[start]

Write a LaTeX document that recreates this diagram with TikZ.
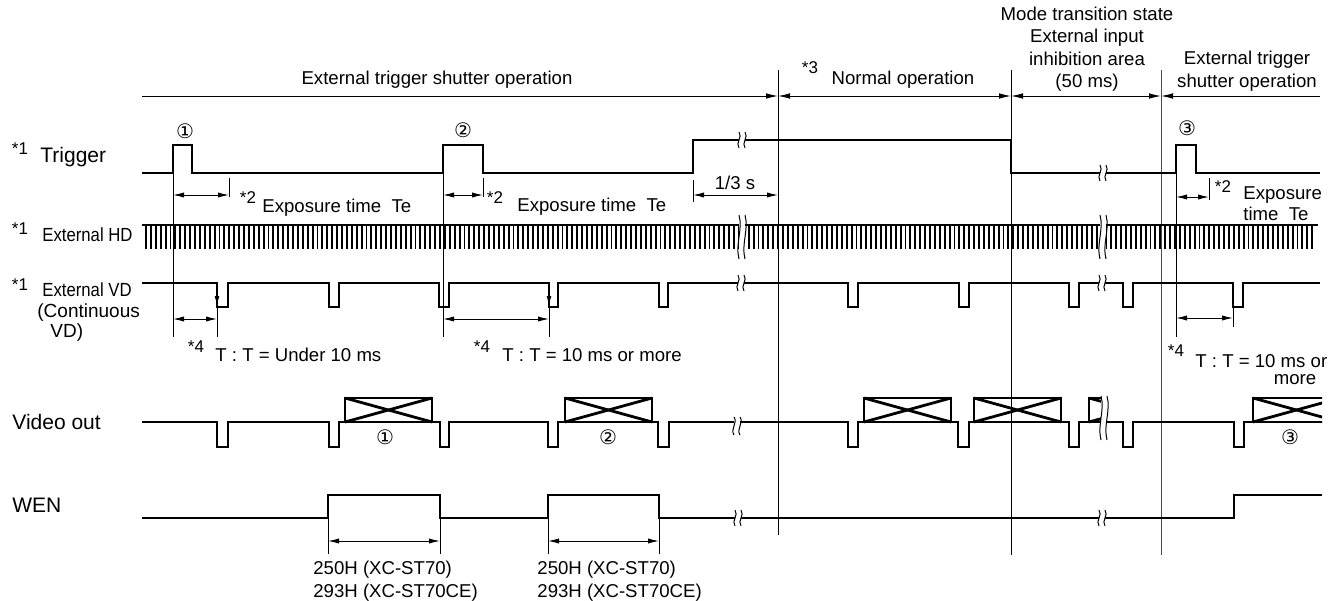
\documentclass[tikz,border=0pt]{standalone}
\usepackage{fontspec}
\setmainfont{Liberation Sans}
\newfontfamily\circfont{DejaVu Sans}
\usetikzlibrary{arrows.meta}
\newcommand\brk[3]{%
 \fill[white] (#1-3,#2-#3) rectangle (#1+3,#2+#3);
 \draw[thinln] (#1-3,#2-#3) .. controls (#1+1,#2-#3/3) and (#1-7,#2+#3/3) .. (#1-3,#2+#3);
 \draw[thinln] (#1+3,#2-#3) .. controls (#1+7,#2-#3/3) and (#1-1,#2+#3/3) .. (#1+3,#2+#3);
}
\newcommand\xbx[2]{%
 \draw[xboxln] (#1,398) rectangle (#2,422);
 \draw[xboxln] (#1,398) -- (#2,422);
 \draw[xboxln] (#1,422) -- (#2,398);
}
\begin{document}
\begin{tikzpicture}[x=0.5pt,y=-0.5pt,
  sig/.style={line width=1pt, line join=miter},
  thinln/.style={line width=0.5pt},
  dim/.style={line width=0.5pt, {Latex[length=5.5pt,width=2.6pt]}-{Latex[length=5.5pt,width=2.6pt]}},
  txt/.style={inner sep=0pt, font=\fontsize{9.3}{11.2}\selectfont},
  lbl/.style={inner sep=0pt, anchor=west, font=\fontsize{10.5}{12}\selectfont},
  nar/.style={inner sep=0pt, anchor=west, font=\fontsize{9.5}{11}\selectfont},
  star/.style={inner sep=0pt, font=\fontsize{8.5}{9}\selectfont},
  circ/.style={inner sep=0pt, font=\circfont\fontsize{10}{10}\selectfont},
  xboxln/.style={line width=1.4pt},
]
\useasboundingbox (0,0) rectangle (1337,600);

% ---------- header ----------
\draw[thinln, -{Latex[length=6pt,width=2.8pt]}] (142,96) -- (778,96);
\draw[thinln, {Latex[length=6pt,width=2.8pt]}-{Latex[length=6pt,width=2.8pt]}] (778,96) -- (1011,96);
\draw[thinln, {Latex[length=6pt,width=2.8pt]}-{Latex[length=6pt,width=2.8pt]}] (1011,96) -- (1161,96);
\draw[thinln, {Latex[length=6pt,width=2.8pt]}-] (1161,96) -- (1320,96);
\node[txt] (h1) at (437,80) {External trigger shutter operation};
\node[star] (s3) at (810,68) {*3};
\node[txt] (h2) at (903,80) {Normal operation};
\node[txt, align=center] (h3) at (1087,49) {Mode transition state\\External input\\inhibition area\\(50 ms)};
\node[txt, align=center] (h4) at (1247,71) {External trigger\\shutter operation};

% vertical boundaries
\draw[thinln] (778,70) -- (778,535);
\draw[thinln] (1011,70) -- (1011,555);
\draw[thinln, black!70] (1161,70) -- (1161,555);

% ---------- labels ----------
\node[star] (s1a) at (20,149) {*1};
\node[lbl] (ltrig) at (40,157) {Trigger};
\node[star] (s1b) at (20,229) {*1};
\node[nar] (lhd) at (42,235) {\scalebox{0.88}[1]{External HD}};
\node[star] (s1c) at (20,285) {*1};
\node[nar] (lvd) at (42,290) {\scalebox{0.88}[1]{External VD}};
\node[nar] (lcont) at (37,313) {(Continuous};
\node[nar] (lvd2) at (50,333) {VD)};
\node[lbl] (lvid) at (12,422) {Video out};
\node[lbl] (lwen) at (12,505) {WEN};

% ---------- Trigger ----------
\draw[sig] (142,173) -- (173,173) -- (173,145) -- (192,145) -- (192,173) -- (443,173) -- (443,145) -- (483,145) -- (483,173) -- (693,173) -- (693,140) -- (1011,140) -- (1011,173) -- (1176,173) -- (1176,145) -- (1196,145) -- (1196,173) -- (1320,173);
\brk{742}{140}{8}
\brk{1103}{173}{8}
\node[circ] (c1) at (185,131) {①};
\node[circ] (c2) at (463,130) {②};
\node[circ] (c3) at (1187,128) {③};

% exposure dims
\draw[thinln] (173,173) -- (173,337);
\draw[thinln] (443,173) -- (443,337);
\draw[thinln] (1176,173) -- (1176,337);
\draw[thinln] (229,178) -- (229,197);
\draw[thinln] (483,178) -- (483,197);
\draw[thinln] (693,180) -- (693,202);
\draw[thinln] (1209,178) -- (1209,200);
\draw[dim] (173,195) -- (229,195);
\draw[dim] (443,195) -- (483,195);
\draw[dim] (693,195) -- (778,195);
\draw[dim] (1176,197) -- (1209,197);
\node[star] (s2a) at (248,198) {*2};
\node[txt, anchor=west] (e1) at (262,208) {Exposure time\ \ Te};
\node[star] (s2b) at (495,198) {*2};
\node[txt, anchor=west] (e2) at (517,207) {Exposure time\ \ Te};
\node[txt] (third) at (735,183) {1/3 s};
\node[star] (s2c) at (1223,187) {*2};
\node[txt, anchor=west] (e3a) at (1243,195) {Exposure};
\node[txt, anchor=west] (e3b) at (1243,214) {time\ \ Te};

% ---------- External HD ----------
\foreach \i in {0,...,238} { \draw[line width=0.95pt] ({146+4.9*\i},225) -- ({146+4.9*\i},249); }
\draw[line width=0.8pt] (142,225) -- (1318,225);
\brk{742}{237}{22}
\brk{1103}{237}{22}

% ---------- External VD ----------
\draw[sig] (142,283)
  -- (217,283) -- (217,307) -- (228,307) -- (228,283)
  -- (329,283) -- (329,307) -- (339,307) -- (339,283)
  -- (439,283) -- (439,307) -- (449,307) -- (449,283)
  -- (549,283) -- (549,307) -- (558,307) -- (558,283)
  -- (659,283) -- (659,307) -- (668,307) -- (668,283)
  -- (848,283) -- (848,307) -- (858,307) -- (858,283)
  -- (959,283) -- (959,307) -- (969,307) -- (969,283)
  -- (1069,283) -- (1069,307) -- (1079,307) -- (1079,283)
  -- (1123,283) -- (1123,307) -- (1133,307) -- (1133,283)
  -- (1233,283) -- (1233,307) -- (1243,307) -- (1243,283)
  -- (1320,283);
\brk{741}{283}{8}
\brk{1102}{283}{8}
\draw[thinln, -{Latex[length=5pt,width=2.4pt]}] (217,283) -- (217,306);
\draw[thinln, -{Latex[length=5pt,width=2.4pt]}] (549,283) -- (549,306);
\draw[thinln] (217,307) -- (217,337);
\draw[thinln] (549,307) -- (549,337);
\draw[thinln] (1233,307) -- (1233,327);
\draw[dim] (173,319) -- (217,319);
\draw[dim] (443,319) -- (549,319);
\draw[dim] (1176,318) -- (1233,318);
\node[star] (s4a) at (196,347) {*4};
\node[txt, anchor=west] (t1) at (215,355) {T : T = Under 10 ms};
\node[star] (s4b) at (482,347) {*4};
\node[txt, anchor=west] (t2) at (502,355) {T : T = 10 ms or more};
\node[star] (s4c) at (1176,351) {*4};
\node[txt, anchor=west] (t3) at (1195,361) {T : T = 10 ms or};
\node[txt] (t3b) at (1295,380) {more};

% ---------- Video out ----------
\draw[sig] (142,422)
  -- (217,422) -- (217,447) -- (228,447) -- (228,422)
  -- (329,422) -- (329,447) -- (339,447) -- (339,422)
  -- (440,422) -- (440,447) -- (449,447) -- (449,422)
  -- (548,422) -- (548,447) -- (558,447) -- (558,422)
  -- (658,422) -- (658,447) -- (669,447) -- (669,422)
  -- (848,422) -- (848,447) -- (858,447) -- (858,422)
  -- (958,422) -- (958,447) -- (969,447) -- (969,422)
  -- (1069,422) -- (1069,447) -- (1079,447) -- (1079,422)
  -- (1123,422) -- (1123,447) -- (1133,447) -- (1133,422)
  -- (1234,422) -- (1234,447) -- (1244,447) -- (1244,422)
  -- (1322,422);
\xbx{345}{432}
\xbx{565}{652}
\xbx{864}{951}
\xbx{974}{1061}
\begin{scope}
  \clip (1080,390) rectangle (1101,430);
  \xbx{1089}{1176}
\end{scope}
\begin{scope}
  \clip (1245,390) rectangle (1322,430);
  \xbx{1253}{1340}
\end{scope}
\brk{737}{426}{9}
\brk{1104}{418}{22}
\node[circ] (v1) at (385,437) {①};
\node[circ] (v2) at (608,437) {②};
\node[circ] (v3) at (1290,437) {③};

% ---------- WEN ----------
\draw[sig] (142,518) -- (328,518) -- (328,495) -- (440,495) -- (440,518) -- (548,518) -- (548,495) -- (659,495) -- (659,518) -- (1234,518) -- (1234,495) -- (1322,495);
\brk{738}{518}{8}
\brk{1102}{518}{8}
\draw[thinln] (328,518) -- (328,554);
\draw[thinln] (440,518) -- (440,554);
\draw[thinln] (548,518) -- (548,554);
\draw[thinln] (659,518) -- (659,554);
\draw[dim] (328,541) -- (440,541);
\draw[dim] (548,541) -- (659,541);
\node[txt, anchor=west, align=left] (w1) at (313,581) {250H (XC-ST70)\\293H (XC-ST70CE)};
\node[txt, anchor=west, align=left] (w2) at (537,581) {250H (XC-ST70)\\293H (XC-ST70CE)};
\end{tikzpicture}
\end{document}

[end]

STATED GOAL: With all pictures left out, please transcribe exactly the lines from the start of the material through the line with "(0,0) rectangle (1337,600);".

WORKED SOLUTION:
Write a LaTeX document that recreates this diagram with TikZ.
\documentclass[tikz,border=0pt]{standalone}
\usepackage{fontspec}
\setmainfont{Liberation Sans}
\newfontfamily\circfont{DejaVu Sans}
\usetikzlibrary{arrows.meta}
\newcommand\brk[3]{%
 \fill[white] (#1-3,#2-#3) rectangle (#1+3,#2+#3);
 \draw[thinln] (#1-3,#2-#3) .. controls (#1+1,#2-#3/3) and (#1-7,#2+#3/3) .. (#1-3,#2+#3);
 \draw[thinln] (#1+3,#2-#3) .. controls (#1+7,#2-#3/3) and (#1-1,#2+#3/3) .. (#1+3,#2+#3);
}
\newcommand\xbx[2]{%
 \draw[xboxln] (#1,398) rectangle (#2,422);
 \draw[xboxln] (#1,398) -- (#2,422);
 \draw[xboxln] (#1,422) -- (#2,398);
}
\begin{document}
\begin{tikzpicture}[x=0.5pt,y=-0.5pt,
  sig/.style={line width=1pt, line join=miter},
  thinln/.style={line width=0.5pt},
  dim/.style={line width=0.5pt, {Latex[length=5.5pt,width=2.6pt]}-{Latex[length=5.5pt,width=2.6pt]}},
  txt/.style={inner sep=0pt, font=\fontsize{9.3}{11.2}\selectfont},
  lbl/.style={inner sep=0pt, anchor=west, font=\fontsize{10.5}{12}\selectfont},
  nar/.style={inner sep=0pt, anchor=west, font=\fontsize{9.5}{11}\selectfont},
  star/.style={inner sep=0pt, font=\fontsize{8.5}{9}\selectfont},
  circ/.style={inner sep=0pt, font=\circfont\fontsize{10}{10}\selectfont},
  xboxln/.style={line width=1.4pt},
]
\useasboundingbox (0,0) rectangle (1337,600);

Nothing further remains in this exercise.